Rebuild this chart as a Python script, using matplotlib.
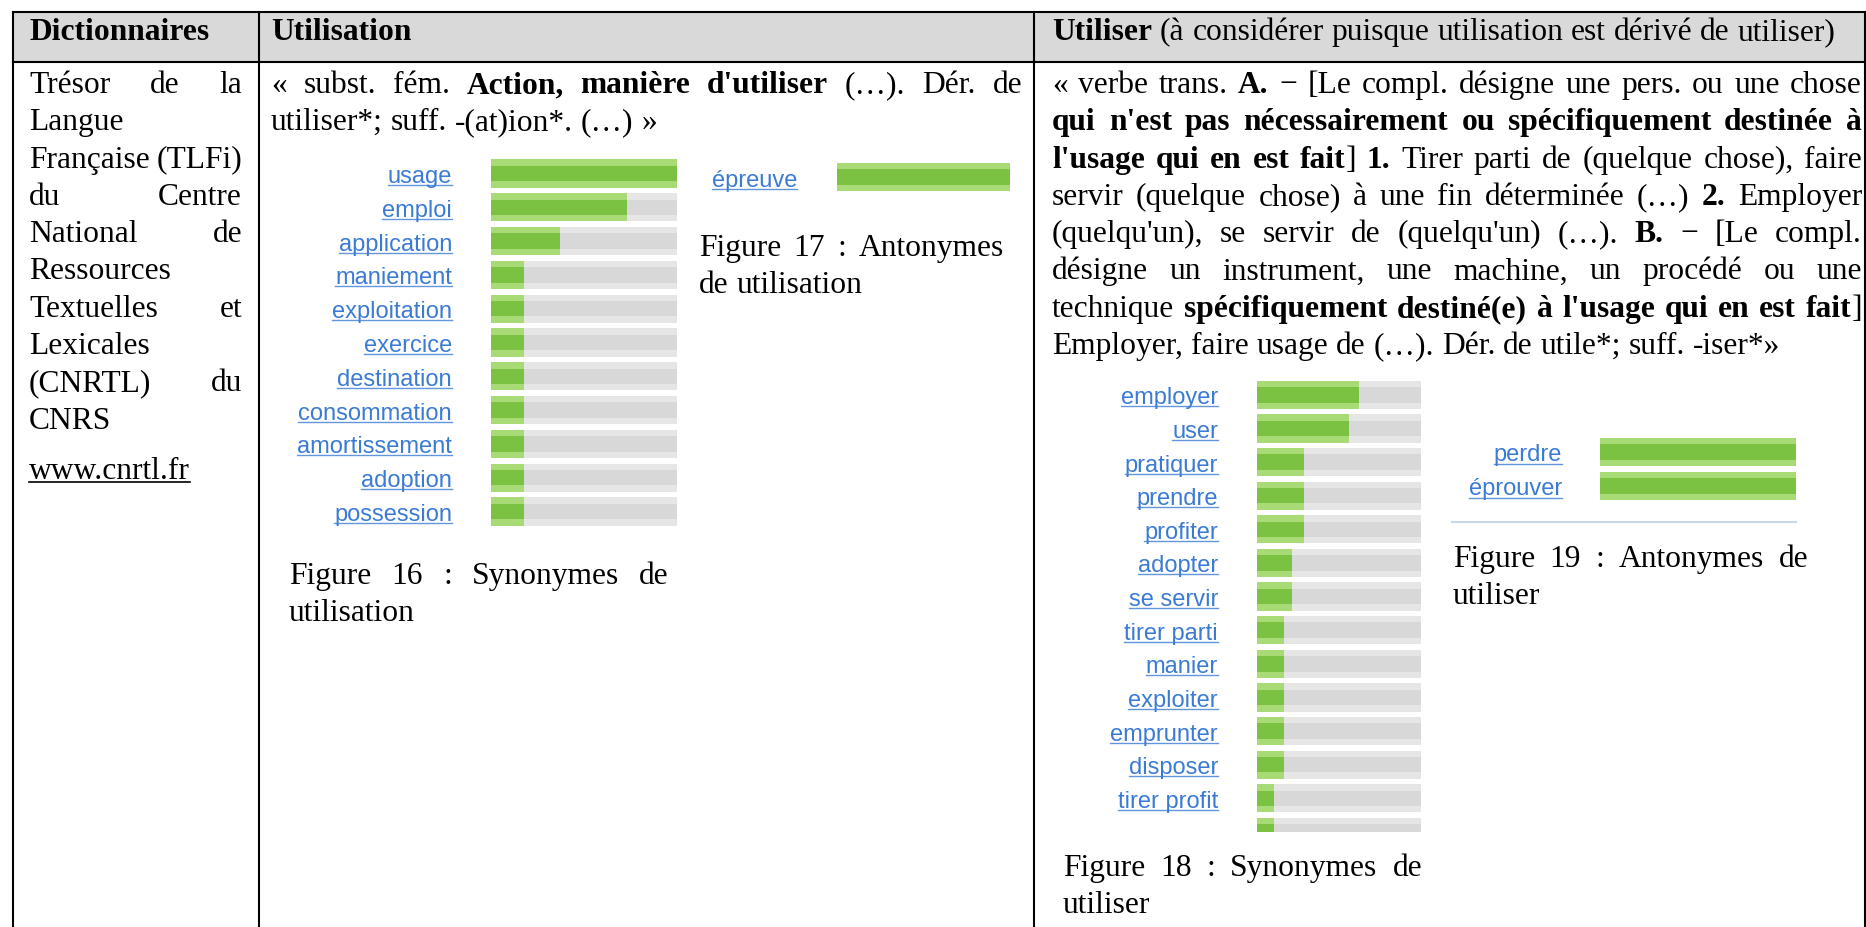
import matplotlib.pyplot as plt
import numpy as np
from matplotlib.font_manager import FontProperties
from matplotlib.patches import Rectangle

W, H, DPI = 1866, 928, 100
SERIF = ['Liberation Serif', 'DejaVu Serif']
SANS = ['Liberation Sans', 'DejaVu Sans']
BODY = 22.7
LABEL = 17
LINK = '#3b7bd4'

# Figure 16 : synonymes de utilisation
syn_utilisation = ['usage', 'emploi', 'application', 'maniement', 'exploitation', 'exercice',
                   'destination', 'consommation', 'amortissement', 'adoption', 'possession']
syn_utilisation_score = [1.0, 0.73, 0.37, 0.175, 0.175, 0.175, 0.175, 0.175, 0.175, 0.175, 0.175]

# Figure 17 : antonymes de utilisation
ant_utilisation = ['épreuve']
ant_utilisation_score = [1.0]

# Figure 18 : synonymes de utiliser (la derniere ligne est coupee dans la capture)
syn_utiliser = ['employer', 'user', 'pratiquer', 'prendre', 'profiter', 'adopter', 'se servir',
                'tirer parti', 'manier', 'exploiter', 'emprunter', 'disposer', 'tirer profit', '']
syn_utiliser_score = [0.62, 0.56, 0.285, 0.285, 0.285, 0.215, 0.215,
                      0.165, 0.165, 0.165, 0.165, 0.165, 0.105, 0.105]

# Figure 19 : antonymes de utiliser
ant_utiliser = ['perdre', 'éprouver']
ant_utiliser_score = [1.0, 1.0]

# texte du tableau, {...} = gras, True = ligne justifiee
headers = ['{Dictionnaires}', '{Utilisation}',
           '{Utiliser} (à considérer puisque utilisation est dérivé de utiliser)']
col_dico = [('Trésor de la', True), ('Langue', False), ('Française (TLFi)', True),
            ('du Centre', True), ('National de', True), ('Ressources', False),
            ('Textuelles et', True), ('Lexicales', False), ('(CNRTL) du', True), ('CNRS', False)]
col_utilisation = [("« subst. fém. {Action, manière d'utiliser} (…). Dér. de", True),
                   ('utiliser*; suff. -(at)ion*. (…) »', False)]
col_utiliser = [('« verbe trans. {A.} − [Le compl. désigne une pers. ou une chose', True),
                ("{qui n'est pas nécessairement ou spécifiquement destinée à}", True),
                ("{l'usage qui en est fait}] {1.} Tirer parti de (quelque chose), faire", True),
                ('servir (quelque chose) à une fin déterminée (…) {2.} Employer', True),
                ("(quelqu'un), se servir de (quelqu'un) (…). {B.} − [Le compl.", True),
                ('désigne un instrument, une machine, un procédé ou une', True),
                ("technique {spécifiquement destiné(e) à l'usage qui en est fait}]", True),
                ('Employer, faire usage de (…). Dér. de utile*; suff. -iser*»', False)]

fig = plt.figure(figsize=(W / DPI, H / DPI), dpi=DPI)
page = fig.add_axes([0, 0, 1, 1], zorder=0)
page.set_xlim(0, W)
page.set_ylim(H, 0)
page.axis('off')
renderer = fig.canvas.get_renderer()


def props(bold, size=BODY):
    return FontProperties(family=SERIF, size=size, weight='bold' if bold else 'normal')


def text_w(s, fp):
    return renderer.get_text_width_height_descent(s, fp, ismath=False)[0]


def parse(line):
    words, cur, buf, bold = [], [], '', False
    for ch in line:
        if ch in '{}':
            if buf:
                cur.append((buf, bold))
                buf = ''
            bold = ch == '{'
        elif ch == ' ':
            if buf:
                cur.append((buf, bold))
                buf = ''
            if cur:
                words.append(cur)
                cur = []
        else:
            buf += ch
    if buf:
        cur.append((buf, bold))
    if cur:
        words.append(cur)
    return words


def draw_line(line, x0, x1, y, justify=False, underline=False):
    words = parse(line)
    widths = [[text_w(t, props(b)) for t, b in w] for w in words]
    total = sum(sum(ws) for ws in widths)
    space = text_w('a a', props(False)) - text_w('aa', props(False))
    gap = (x1 - x0 - total) / (len(words) - 1) if justify and len(words) > 1 else space
    x = x0
    for w, ws in zip(words, widths):
        for (t, b), tw in zip(w, ws):
            page.text(x, y, t, fontproperties=props(b), va='baseline', ha='left', color='black')
            x += tw
        x += gap
    if underline:
        page.plot([x0, x - gap], [y + 4, y + 4], color='black', lw=1.2)


def draw_par(lines, x0, x1, y0, pitch=37.3):
    for i, (line, just) in enumerate(lines):
        draw_line(line, x0, x1, y0 + i * pitch, justify=just)


# tableau : fond de l'entete et bordures
page.add_patch(Rectangle((13, 13), W - 13, 50, facecolor='#d9d9d9', edgecolor='none'))
lw = 1.5
page.plot([13, W], [13, 13], color='black', lw=lw)
page.plot([13, W], [63, 63], color='black', lw=lw)
for xv in [13, 259, 1034, 1865]:
    page.plot([xv, xv], [13, H], color='black', lw=lw)

draw_line(headers[0], 29, 242, 40)
draw_line(headers[1], 271, 1022, 40)
draw_line(headers[2], 1052, 1862, 40)

draw_par(col_dico, 29, 242, 93)
draw_line('www.cnrtl.fr', 29, 242, 479, underline=True)
draw_par(col_utilisation, 271, 1022, 93)
draw_par(col_utiliser, 1052, 1862, 93)

# legendes des figures
draw_par([('Figure 16 : Synonymes de', True), ('utilisation', False)], 289, 669, 584)
draw_par([('Figure 17 : Antonymes', True), ('de utilisation', False)], 699, 1004, 256)
draw_par([('Figure 18 : Synonymes de', True), ('utiliser', False)], 1063, 1422, 876)
draw_par([('Figure 19 : Antonymes de', True), ('utiliser', False)], 1453, 1808, 567)
page.plot([1452, 1796], [523, 523], color='#c9d7ec', lw=1.5)


def mini_chart(labels, scores, label_right, x0, x1, y_first, pitch=34.0, y_clip=None):
    n = len(labels)
    top = y_first - pitch / 2
    bottom = y_clip if y_clip else y_first + (n - 0.5) * pitch
    ax = fig.add_axes([x0 / W, 1 - bottom / H, (x1 - x0) / W, (bottom - top) / H], zorder=1)
    ypos = np.arange(n)
    ax.barh(ypos, np.ones(n), height=0.84, color='#e6e6e6')
    ax.barh(ypos, np.ones(n), height=0.46, color='#d8d8d8')
    ax.barh(ypos, scores, height=0.84, color='#a8da76')
    ax.barh(ypos, scores, height=0.46, color='#7bc142')
    ax.set_xlim(0, 1)
    ax.set_ylim((bottom - y_first) / pitch, -0.5)
    ax.set_yticks(ypos, labels)
    ax.set_xticks([])
    ax.tick_params(axis='y', length=0, pad=(x0 - label_right) * 72 / DPI,
                   labelsize=LABEL, labelcolor=LINK)
    for lab in ax.get_yticklabels():
        lab.set_family(SANS)
    for s in ax.spines.values():
        s.set_visible(False)
    ax.set_facecolor('none')
    return ax


charts = [
    mini_chart(syn_utilisation, syn_utilisation_score, 452, 491, 677, 174.5, pitch=33.8),
    mini_chart(ant_utilisation, ant_utilisation_score, 797, 837, 1010, 178),
    mini_chart(syn_utiliser, syn_utiliser_score, 1218, 1257, 1421, 396, y_clip=833),
    mini_chart(ant_utiliser, ant_utiliser_score, 1562, 1600, 1796, 453),
]

# soulignement des liens
fig.canvas.draw()
for ax in charts:
    for lab in ax.get_yticklabels():
        if not lab.get_text():
            continue
        bb = lab.get_window_extent(renderer)
        fp = lab.get_fontproperties()
        d = max(renderer.get_text_width_height_descent('lp', fp, ismath=False)[2],
                renderer.get_text_width_height_descent(lab.get_text(), fp, ismath=False)[2])
        yb = H - (bb.y0 + d) + 3
        page.plot([bb.x0, bb.x1], [yb, yb], color=LINK, lw=1, alpha=0.8)

fig.savefig('out.png', dpi=DPI)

--------

▶ **PROBLEM DESCRIPTION**:
Quote, please, every line of the material above from its start through the line that has "ant_utiliser_score = [1.0, 1.0]", reproducing the words exactly and dropping any images.

▶ **FINISHED TASK**:
Rebuild this chart as a Python script, using matplotlib.
import matplotlib.pyplot as plt
import numpy as np
from matplotlib.font_manager import FontProperties
from matplotlib.patches import Rectangle

W, H, DPI = 1866, 928, 100
SERIF = ['Liberation Serif', 'DejaVu Serif']
SANS = ['Liberation Sans', 'DejaVu Sans']
BODY = 22.7
LABEL = 17
LINK = '#3b7bd4'

# Figure 16 : synonymes de utilisation
syn_utilisation = ['usage', 'emploi', 'application', 'maniement', 'exploitation', 'exercice',
                   'destination', 'consommation', 'amortissement', 'adoption', 'possession']
syn_utilisation_score = [1.0, 0.73, 0.37, 0.175, 0.175, 0.175, 0.175, 0.175, 0.175, 0.175, 0.175]

# Figure 17 : antonymes de utilisation
ant_utilisation = ['épreuve']
ant_utilisation_score = [1.0]

# Figure 18 : synonymes de utiliser (la derniere ligne est coupee dans la capture)
syn_utiliser = ['employer', 'user', 'pratiquer', 'prendre', 'profiter', 'adopter', 'se servir',
                'tirer parti', 'manier', 'exploiter', 'emprunter', 'disposer', 'tirer profit', '']
syn_utiliser_score = [0.62, 0.56, 0.285, 0.285, 0.285, 0.215, 0.215,
                      0.165, 0.165, 0.165, 0.165, 0.165, 0.105, 0.105]

# Figure 19 : antonymes de utiliser
ant_utiliser = ['perdre', 'éprouver']
ant_utiliser_score = [1.0, 1.0]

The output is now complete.